Discuss your case with a Memphis premises liability attorney today! We are backed by a tradition of legal excellence!

Premises Liability FAQ

  • Who can I sue under premises liability law and what if I’m partly at fault?
    Tennessee uses a modified comparative negligence system with a 51% fault threshold. Under this system, you can sue a property owner for your injuries if they happened on their property as long as you are less than 51% liable for the accident. Imagine that you were 40% liable for your slip and fall in a grocery store because you were running around the store while looking at your phone. You could still sue. But if you were 60% liable and the store was 40% liable, then you could not.
  • What do I have to prove to win a premises liability case?
    The key to winning a premises liability case is to prove that the hazard that caused your injury was known or reasonably should have been known by the property owner and that they did not do enough to protect you from it. Our attorneys can use video camera footage, eyewitness testimonies, and other forms of tangible evidence to prove this argument. For example, if you tripped down a set of rickety steps in a mall that was in an area with heavy foot traffic, then it could be argued that the proprietor could have known about the hazard with a simple morning inspection.

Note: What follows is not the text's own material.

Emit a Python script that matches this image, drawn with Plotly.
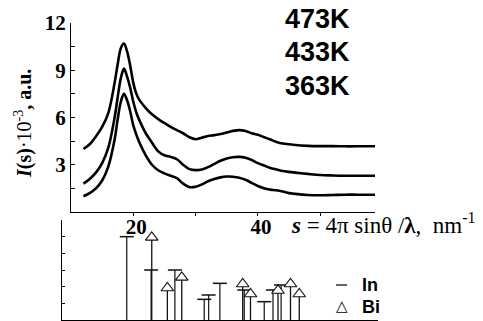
import plotly.graph_objects as go

W, H = 483, 321

# ---- data: diffraction curves I(s) (x in nm^-1, y in 10^3 a.u.) ----
s_vals = [12, 13, 14, 15, 16, 17, 17.5, 18, 18.5, 19, 19.5, 20, 20.5, 21, 22, 23, 24, 25, 26, 27,
          28, 29, 30, 31, 32, 33, 34, 35, 36, 37, 38, 39, 40, 41, 42, 43, 44, 45, 46, 48,
          50, 52, 54, 56, 58.8]
i_473 = [4.0, 4.3, 4.8, 5.4, 6.3, 8.2, 9.4, 10.4, 10.7, 10.2, 9.3, 8.2, 7.5, 7.1, 6.6, 6.2, 5.9, 5.65, 5.4, 5.2,
         5.0, 4.75, 4.62, 4.72, 4.82, 4.88, 4.95, 5.05, 5.15, 5.2, 5.15, 5.0, 4.9, 4.75, 4.6, 4.45, 4.35, 4.3, 4.25, 4.2,
         4.18, 4.18, 4.17, 4.17, 4.17]
i_433 = [1.8, 2.1, 2.5, 3.1, 4.1, 6.0, 7.3, 8.5, 9.1, 8.6, 7.9, 7.0, 6.3, 5.8, 5.0, 4.4, 3.85, 3.6, 3.5, 3.35,
         3.0, 2.72, 2.66, 2.7, 2.85, 3.05, 3.25, 3.4, 3.48, 3.5, 3.45, 3.3, 3.1, 2.95, 2.8, 2.7, 2.6, 2.55, 2.5, 2.42,
         2.35, 2.32, 2.3, 2.3, 2.3]
i_363 = [1.0, 1.2, 1.5, 2.0, 2.9, 4.6, 5.9, 7.0, 7.5, 7.1, 6.4, 5.5, 4.9, 4.4, 3.6, 3.0, 2.65, 2.45, 2.3, 2.15,
         1.8, 1.58, 1.6, 1.75, 1.95, 2.1, 2.2, 2.25, 2.24, 2.18, 2.05, 1.85, 1.65, 1.5, 1.42, 1.38, 1.3, 1.2, 1.15, 1.08,
         1.06, 1.08, 1.1, 1.1, 1.1]
temp_labels = ["473K", "433K", "363K"]

# ---- data: reference line positions ----
in_s = [19.0, 22.9, 26.7, 31.4, 32.1, 33.9, 37.8, 41.0, 42.4, 43.7]
in_h = [5.0, 3.0, 3.0, 1.24, 1.5, 2.2, 1.8, 1.1, 1.8, 2.1]
bi_s = [23.0, 25.5, 27.8, 37.55, 38.8, 43.2, 45.2, 46.6]
bi_h = [4.96, 1.92, 2.56, 2.16, 1.56, 1.77, 2.16, 1.56]

top_ticks = [1.5, 3, 4.5, 6, 7.5, 9, 10.5, 12]
top_ticktext = ["", "3", "", "6", "", "9", "", "12"]
x_ticks = [20, 30, 40, 50]
x_ticktext = ["20", "", "40", ""]

fig = go.Figure()

for y in [i_473, i_433, i_363]:
    fig.add_trace(go.Scatter(x=s_vals, y=y, mode="lines", line=dict(color="black", width=2.6, shape="spline"),
                             xaxis="x", yaxis="y", showlegend=False, hoverinfo="skip"))


def stems(xs, hs):
    X, Y = [], []
    for x, h in zip(xs, hs):
        X += [x, x, None]
        Y += [0, h, None]
    return X, Y


sx, sy = stems(in_s, in_h)
fig.add_trace(go.Scatter(x=sx, y=sy, mode="lines", line=dict(color="#222", width=1.3),
                         xaxis="x2", yaxis="y2", showlegend=False))
fig.add_trace(go.Scatter(x=in_s, y=in_h, mode="markers",
                         marker=dict(symbol="line-ew", size=10, line=dict(color="#111", width=1.5)),
                         xaxis="x2", yaxis="y2", showlegend=False))
bx, by = stems(bi_s, bi_h)
fig.add_trace(go.Scatter(x=bx, y=by, mode="lines", line=dict(color="#111", width=1.3),
                         xaxis="x2", yaxis="y2", showlegend=False))
fig.add_trace(go.Scatter(x=bi_s, y=bi_h, mode="markers",
                         marker=dict(symbol="triangle-up", size=11, color="white",
                                     line=dict(color="#111", width=1.1)),
                         xaxis="x2", yaxis="y2", showlegend=False))

serif_b = dict(family="Liberation Serif", size=21, color="black", weight="bold")

fig.update_layout(
    width=W, height=H, margin=dict(l=0, r=0, t=0, b=0, autoexpand=False),
    paper_bgcolor="white", plot_bgcolor="white",
    xaxis=dict(domain=[71 / W, 375 / W], range=[10, 58.8], anchor="y", showline=True, linecolor="black",
               linewidth=1, ticks="outside", ticklen=3, tickcolor="black", tickvals=x_ticks, ticktext=x_ticktext,
               tickfont=serif_b, showgrid=False, zeroline=False, automargin=False,
               ticklabelstandoff=-7, ticklabelshift=3),
    yaxis=dict(domain=[1 - 212 / H, 1 - 23 / H], range=[0, 12], anchor="x", showline=True, linecolor="black",
               linewidth=1, ticks="inside", ticklen=4, tickcolor="black", tickvals=top_ticks,
               ticktext=top_ticktext, tickfont=serif_b, showgrid=False, zeroline=False, automargin=False),
    xaxis2=dict(domain=[62 / W, 378 / W], range=[8.64, 59.2], anchor="y2", showline=True, linecolor="black",
                linewidth=1, ticks="", showticklabels=False, showgrid=False, zeroline=False, automargin=False),
    yaxis2=dict(domain=[1 - 320 / H, 1 - 220 / H], range=[0, 6], anchor="x2", showline=True, linecolor="black",
                linewidth=1, ticks="inside", ticklen=3, tickcolor="black", dtick=1, showticklabels=False,
                showgrid=False, zeroline=False, automargin=False),
)

ann = []
for lbl, yp in zip(temp_labels, [19, 52, 86]):
    ann.append(dict(text=lbl, x=317.5 / W, y=1 - yp / H, xref="paper", yref="paper", showarrow=False,
                    xanchor="center", yanchor="middle",
                    font=dict(family="Liberation Sans", size=27, color="black", weight="bold")))
ann.append(dict(text="<b><i>I</i>(s)</b>·10<sup>-3</sup><b>, a.u.</b>", x=23 / W, y=1 - 124 / H,
                xref="paper", yref="paper", showarrow=False, textangle=-90, xanchor="center", yanchor="middle",
                font=dict(family="Liberation Serif", size=20, color="black")))
ann.append(dict(text="<b><i>s</i></b> = 4π sinθ /<b>λ</b>,  nm<sup>-1</sup>", x=289 / W, y=1 - 223 / H,
                xref="paper", yref="paper", showarrow=False, xanchor="left", yanchor="middle",
                font=dict(family="Liberation Serif", size=23, color="black")))
ann.append(dict(text="In", x=360 / W, y=1 - 285 / H, xref="paper", yref="paper", showarrow=False,
                xanchor="left", yanchor="middle",
                font=dict(family="Liberation Sans", size=18, color="black", weight="bold")))
ann.append(dict(text="Bi", x=360 / W, y=1 - 307 / H, xref="paper", yref="paper", showarrow=False,
                xanchor="left", yanchor="middle",
                font=dict(family="Liberation Sans", size=18, color="black", weight="bold")))
ann.append(dict(text="△", x=341.5 / W, y=1 - 306 / H, xref="paper", yref="paper", showarrow=False,
                xanchor="center", yanchor="middle",
                font=dict(family="DejaVu Sans", size=15, color="black")))
fig.update_layout(annotations=ann)
fig.add_shape(type="line", xref="paper", yref="paper", x0=336 / W, x1=347 / W, y0=1 - 285 / H, y1=1 - 285 / H,
              line=dict(color="black", width=1.2))

fig.write_html("out.html", config={"displayModeBar": False},
               post_script="document.body.style.margin='0';document.body.style.padding='0';")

  • Can I bring a case against a store or business owner if I am injured by another person while I am on their property?
    You might be able to sue a store or business owner if someone else hurt you on their property if the owner should have taken steps to protect you from them. Negligent security issues are commonly at the center of premises liability cases for this reason. For example, if you were assaulted and robbed while inside a bank, then you might be able to sue the bank for not having a security guard present to prevent that exact type of predictable incident.